Rettungsschwimmer sagt: „Kinder gehen lautlos unter“
„Eltern sollten ihren Kindern die Möglichkeit geben, früh schwimmen zu lernen. Das fängt mit Wassergewöhnung und vor den ersten Kursen an. Kinder mit Seepferdchen sind nicht sicher. Wenn Kinder ein Bronzeabzeichen haben, gehen wir davon aus, dass sie relativ sicher schwimmen können. Eltern müssen ihre Kinder stets beaufsichtigen.

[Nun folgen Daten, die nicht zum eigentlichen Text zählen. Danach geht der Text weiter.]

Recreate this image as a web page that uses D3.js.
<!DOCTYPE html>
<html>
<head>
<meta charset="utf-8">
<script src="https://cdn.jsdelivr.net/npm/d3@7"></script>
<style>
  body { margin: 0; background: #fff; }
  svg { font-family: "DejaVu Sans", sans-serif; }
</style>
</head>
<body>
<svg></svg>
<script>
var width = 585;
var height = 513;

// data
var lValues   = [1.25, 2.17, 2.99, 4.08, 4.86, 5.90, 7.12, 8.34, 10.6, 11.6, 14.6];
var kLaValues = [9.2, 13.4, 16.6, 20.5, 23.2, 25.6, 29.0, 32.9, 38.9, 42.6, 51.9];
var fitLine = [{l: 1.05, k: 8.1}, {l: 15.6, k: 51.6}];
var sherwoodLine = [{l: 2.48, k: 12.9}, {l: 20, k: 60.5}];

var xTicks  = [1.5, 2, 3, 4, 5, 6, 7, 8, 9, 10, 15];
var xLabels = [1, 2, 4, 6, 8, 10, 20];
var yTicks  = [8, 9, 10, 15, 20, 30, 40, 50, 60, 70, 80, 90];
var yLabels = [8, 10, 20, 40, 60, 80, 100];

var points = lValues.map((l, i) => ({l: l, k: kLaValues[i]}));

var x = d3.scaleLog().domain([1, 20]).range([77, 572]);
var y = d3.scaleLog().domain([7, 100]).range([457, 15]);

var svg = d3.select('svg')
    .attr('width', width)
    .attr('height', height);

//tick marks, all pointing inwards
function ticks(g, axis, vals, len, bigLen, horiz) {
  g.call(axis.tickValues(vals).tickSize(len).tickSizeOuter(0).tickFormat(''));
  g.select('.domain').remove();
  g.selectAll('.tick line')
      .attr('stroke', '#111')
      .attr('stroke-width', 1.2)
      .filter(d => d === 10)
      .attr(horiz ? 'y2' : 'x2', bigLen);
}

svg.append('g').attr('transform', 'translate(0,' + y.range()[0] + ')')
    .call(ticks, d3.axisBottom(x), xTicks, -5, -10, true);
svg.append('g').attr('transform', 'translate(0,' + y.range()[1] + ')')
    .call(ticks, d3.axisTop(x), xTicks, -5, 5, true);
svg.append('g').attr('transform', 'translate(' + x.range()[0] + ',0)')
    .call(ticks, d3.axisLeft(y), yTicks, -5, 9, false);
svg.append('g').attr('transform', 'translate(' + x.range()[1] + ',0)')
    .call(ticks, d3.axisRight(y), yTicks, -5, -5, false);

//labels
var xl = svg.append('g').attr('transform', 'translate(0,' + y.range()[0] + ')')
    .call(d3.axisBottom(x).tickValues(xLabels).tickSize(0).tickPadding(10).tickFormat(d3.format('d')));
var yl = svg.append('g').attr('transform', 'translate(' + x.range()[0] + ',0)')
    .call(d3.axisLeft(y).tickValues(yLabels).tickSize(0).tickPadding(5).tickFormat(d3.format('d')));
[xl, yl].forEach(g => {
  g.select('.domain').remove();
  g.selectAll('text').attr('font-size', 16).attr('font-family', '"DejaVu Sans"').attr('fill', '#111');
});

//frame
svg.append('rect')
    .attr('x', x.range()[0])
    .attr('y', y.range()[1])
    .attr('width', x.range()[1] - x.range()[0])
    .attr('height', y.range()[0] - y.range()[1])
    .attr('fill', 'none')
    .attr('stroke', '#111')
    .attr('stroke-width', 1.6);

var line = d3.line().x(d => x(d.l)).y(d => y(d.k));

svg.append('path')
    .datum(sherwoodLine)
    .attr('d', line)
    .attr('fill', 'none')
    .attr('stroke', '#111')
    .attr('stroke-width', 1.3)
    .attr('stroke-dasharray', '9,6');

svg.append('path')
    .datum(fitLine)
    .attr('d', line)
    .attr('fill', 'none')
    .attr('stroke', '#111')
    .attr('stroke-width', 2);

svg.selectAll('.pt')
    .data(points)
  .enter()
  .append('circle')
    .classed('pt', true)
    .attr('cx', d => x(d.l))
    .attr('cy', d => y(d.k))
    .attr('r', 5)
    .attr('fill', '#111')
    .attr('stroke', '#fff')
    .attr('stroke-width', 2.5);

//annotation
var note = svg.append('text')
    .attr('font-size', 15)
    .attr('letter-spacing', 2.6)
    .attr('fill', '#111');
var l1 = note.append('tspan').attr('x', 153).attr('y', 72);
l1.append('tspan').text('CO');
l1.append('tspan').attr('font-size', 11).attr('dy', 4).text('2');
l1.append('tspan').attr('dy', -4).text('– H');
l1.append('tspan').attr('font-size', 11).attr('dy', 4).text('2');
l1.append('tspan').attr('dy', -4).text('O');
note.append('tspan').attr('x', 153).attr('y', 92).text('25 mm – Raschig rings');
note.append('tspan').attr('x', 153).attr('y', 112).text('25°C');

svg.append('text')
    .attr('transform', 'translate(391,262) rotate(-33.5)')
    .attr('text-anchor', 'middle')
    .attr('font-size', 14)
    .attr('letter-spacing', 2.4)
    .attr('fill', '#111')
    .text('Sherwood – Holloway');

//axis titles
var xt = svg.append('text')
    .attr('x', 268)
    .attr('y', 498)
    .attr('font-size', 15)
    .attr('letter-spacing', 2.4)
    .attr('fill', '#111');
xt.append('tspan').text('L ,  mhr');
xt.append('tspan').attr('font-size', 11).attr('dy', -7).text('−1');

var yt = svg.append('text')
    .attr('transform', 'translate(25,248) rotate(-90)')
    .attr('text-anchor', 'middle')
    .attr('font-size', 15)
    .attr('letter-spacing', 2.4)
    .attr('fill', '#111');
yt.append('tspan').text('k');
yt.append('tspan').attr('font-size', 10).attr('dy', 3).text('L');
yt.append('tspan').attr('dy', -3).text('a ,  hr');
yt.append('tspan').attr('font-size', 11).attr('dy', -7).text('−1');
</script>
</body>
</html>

Schwimmlernhilfen schützen nicht hundertprozentig vor Unfällen“, fasst Rafiee zusammen. „Und ein Blick auf das Handy kann ein Leben kosten.“
Wenn Eltern nicht auf ihr Smartphone verzichten könnten, sollten sie lieber zu Hause bleiben, findet der Rettungsschwimmer. „Kinder gehen lautlos unter, sie gehen wie Steine unter, sie geben kein Alarmsignal.“
Michael Dietel bringt es ganz deutlich auf den Punkt: „Manche Gäste wollen wir nicht. Wenn wir vor Ort feststellen, dass sie ihre Kinder gefährden, müssen sie eben gehen“, sagt Dietel.